Martin Luther Kilson, a political scientist whose scholarly interests included African politics and the history of
African American intellectual life, entered graduate school at Harvard University in 1953, joined the faculty in 1962 and became a full tenured professor of government in 1969. He helped lay the foundation for collegiate black studies departments, which he sometimes criticised for a lack of academic rigour.
Almost two decades earlier, as an undergraduate at Pennsylvania’s Lincoln University, he met historian and activist WEB Du Bois, who was the first African American to receive a doctorate from Harvard. Kilson became one of Du Bois’ most prominent intellectual descendants and often highlighted the importance of an educated black elite – what Du Bois called the “Talented Tenth” – to promote African American cultural and social advancement.
By the mid-1960s, Kilson had helped found the Harvard-Radcliffe Association of African and Afro-American Students and was seeking to establish the study of African American life as a new field of academic inquiry.
He fostered what he called the “romantic notion … that Negroes share a culture” and “should care about each other,” he told the Harvard Crimson student newspaper in 1964.

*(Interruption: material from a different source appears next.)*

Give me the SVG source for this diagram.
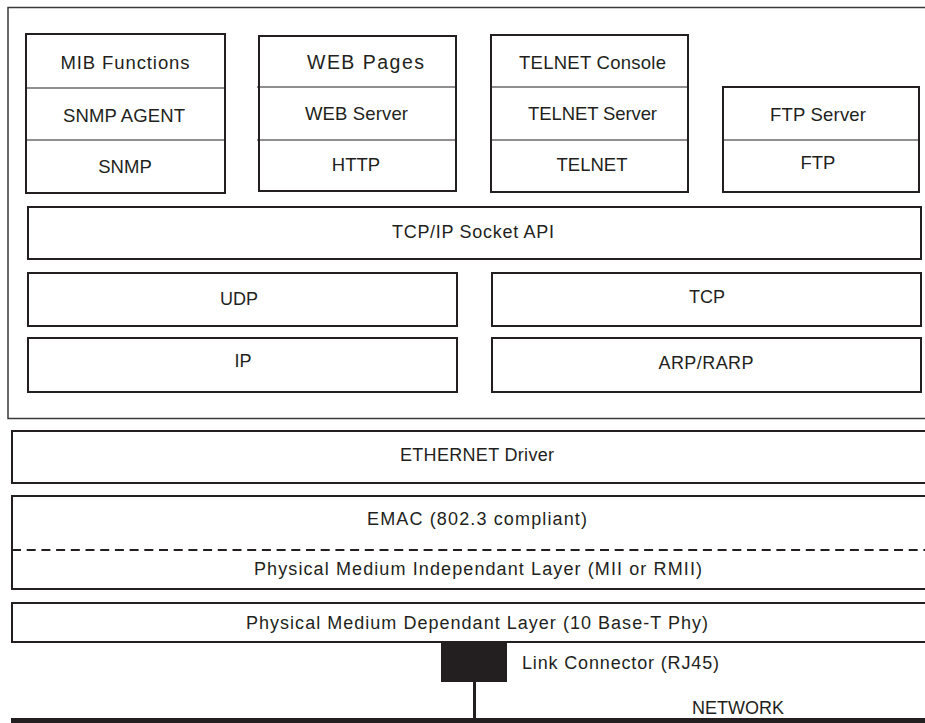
<svg xmlns="http://www.w3.org/2000/svg" width="925" height="723" viewBox="0 0 925 723">
<style>
  .bx { fill: #ffffff; stroke: #231f20; stroke-width: 2; }
  .outer { fill: #ffffff; stroke: #3a3a3a; stroke-width: 1.5; }
  .div { stroke: #231f20; stroke-width: 1.2; fill: none; }
  .t { font-family: "Liberation Sans", Arial, sans-serif; font-size: 18.5px; fill: #231f20; text-anchor: middle; }
  .ts { font-family: "Liberation Sans", Arial, sans-serif; font-size: 18px; fill: #231f20; text-anchor: middle; }
</style>
<rect x="0" y="0" width="925" height="723" fill="#ffffff"/>

<g id="stack-frame">
  <rect class="outer" x="8" y="7.5" width="940" height="411"/>
</g>

<g id="snmp-stack">
  <rect class="bx" x="26" y="34" width="199" height="159"/>
  <line class="div" x1="26" y1="88" x2="225" y2="88"/>
  <line class="div" x1="26" y1="140" x2="225" y2="140"/>
  <text class="t" x="125" y="69" textLength="129" lengthAdjust="spacing">MIB Functions</text>
  <text class="t" x="124" y="122" textLength="122" lengthAdjust="spacing">SNMP AGENT</text>
  <text class="t" x="125" y="173">SNMP</text>
</g>

<g id="web-stack">
  <rect class="bx" x="259" y="36" width="197" height="155"/>
  <line class="div" x1="257" y1="87" x2="456" y2="87"/>
  <line class="div" x1="257" y1="140" x2="456" y2="140"/>
  <text class="t" x="365.5" y="69" style="font-size:19.5px" textLength="117" lengthAdjust="spacing">WEB Pages</text>
  <text class="t" x="356.5" y="120" textLength="103" lengthAdjust="spacing">WEB Server</text>
  <text class="t" x="356" y="171">HTTP</text>
</g>

<g id="telnet-stack">
  <rect class="bx" x="491" y="35" width="197" height="157"/>
  <line class="div" x1="491" y1="87" x2="688" y2="87"/>
  <line class="div" x1="491" y1="140" x2="688" y2="140"/>
  <text class="t" x="592.5" y="69" textLength="147" lengthAdjust="spacing">TELNET Console</text>
  <text class="t" x="592.5" y="120" textLength="129" lengthAdjust="spacing">TELNET Server</text>
  <text class="t" x="592" y="171">TELNET</text>
</g>

<g id="ftp-stack">
  <rect class="bx" x="723" y="87" width="196" height="105"/>
  <line class="div" x1="723" y1="140" x2="919" y2="140"/>
  <text class="t" x="818" y="121" textLength="96" lengthAdjust="spacing">FTP Server</text>
  <text class="t" x="818" y="169">FTP</text>
</g>

<g id="socket-api">
  <rect class="bx" x="28" y="207" width="893" height="52"/>
  <text class="ts" x="473" y="238" textLength="162" lengthAdjust="spacing">TCP/IP Socket API</text>
</g>

<g id="udp">
  <rect class="bx" x="28" y="273" width="429" height="53"/>
  <text class="ts" x="239" y="305">UDP</text>
</g>

<g id="tcp">
  <rect class="bx" x="492" y="273" width="429" height="53"/>
  <text class="ts" x="707" y="303">TCP</text>
</g>

<g id="ip">
  <rect class="bx" x="28" y="338" width="429" height="54"/>
  <text class="ts" x="243" y="367">IP</text>
</g>

<g id="arp-rarp">
  <rect class="bx" x="492" y="338" width="429" height="54"/>
  <text class="ts" x="706" y="369" textLength="95" lengthAdjust="spacing">ARP/RARP</text>
</g>

<g id="ethernet-driver">
  <rect class="bx" x="12" y="431" width="930" height="52"/>
  <text class="ts" x="477" y="461" textLength="154" lengthAdjust="spacing">ETHERNET Driver</text>
</g>

<g id="emac">
  <rect class="bx" x="12" y="496" width="930" height="93"/>
  <line x1="12" y1="550" x2="925" y2="550" stroke="#231f20" stroke-width="2" stroke-dasharray="9 5.7"/>
  <text class="ts" x="477" y="525" textLength="220" lengthAdjust="spacing">EMAC (802.3 compliant)</text>
  <text class="ts" x="478" y="575" textLength="448" lengthAdjust="spacing">Physical Medium Independant Layer (MII or RMII)</text>
</g>

<g id="pmd">
  <rect class="bx" x="12" y="603" width="930" height="39"/>
  <text class="ts" x="477" y="629" textLength="462" lengthAdjust="spacing">Physical Medium Dependant Layer (10 Base-T Phy)</text>
</g>

<g id="link-connector">
  <rect x="441" y="642" width="66" height="40" fill="#231f20"/>
  <text class="ts" x="522" y="669" style="text-anchor:start" textLength="197" lengthAdjust="spacing">Link Connector (RJ45)</text>
</g>

<g id="network">
  <rect x="11" y="718" width="914" height="5" fill="#231f20"/>
  <text class="ts" x="738" y="714" textLength="92" lengthAdjust="spacing">NETWORK</text>
</g>

<g id="connectors">
  <line x1="474.5" y1="682" x2="474.5" y2="719" stroke="#231f20" stroke-width="3"/>
</g>
</svg>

“I suppose we’re looking for a new Negro identity, a psychological process, which has its roots in a broader Negro community,” he said. “The Negroes, like the Jews, want to say something and contribute to the American mainstream.”
In the late 1960s and early 1970s, Harvard and other universities recruited greater numbers of African American students and faculty members and set up departments of black studies. Kilson, who helped launch the field, soon grew disenchanted with the direction of some of those programmes.
He was concerned that academic standards were being lowered and he disparaged campus militants as “dilettantes jumping on the bandwagon and acting out all the trappings of something new and exciting”.
Kilson was especially disturbed by what he considered a trend towards self-separation and isolationism among black students at predominantly white colleges, arguing that they should engage with the wider academic world.
“I am opposed to proposals to make Afro-American studies into a platform for a particular ideological group,” he said in 1969, “and to restrict these studies to Negro students and teachers.”
In a controversial 1973 essay, Kilson argued that Harvard had admitted some unqualified black students and that the university’s black studies programme showed “slight concern for the academic standards that prevail at Harvard generally”.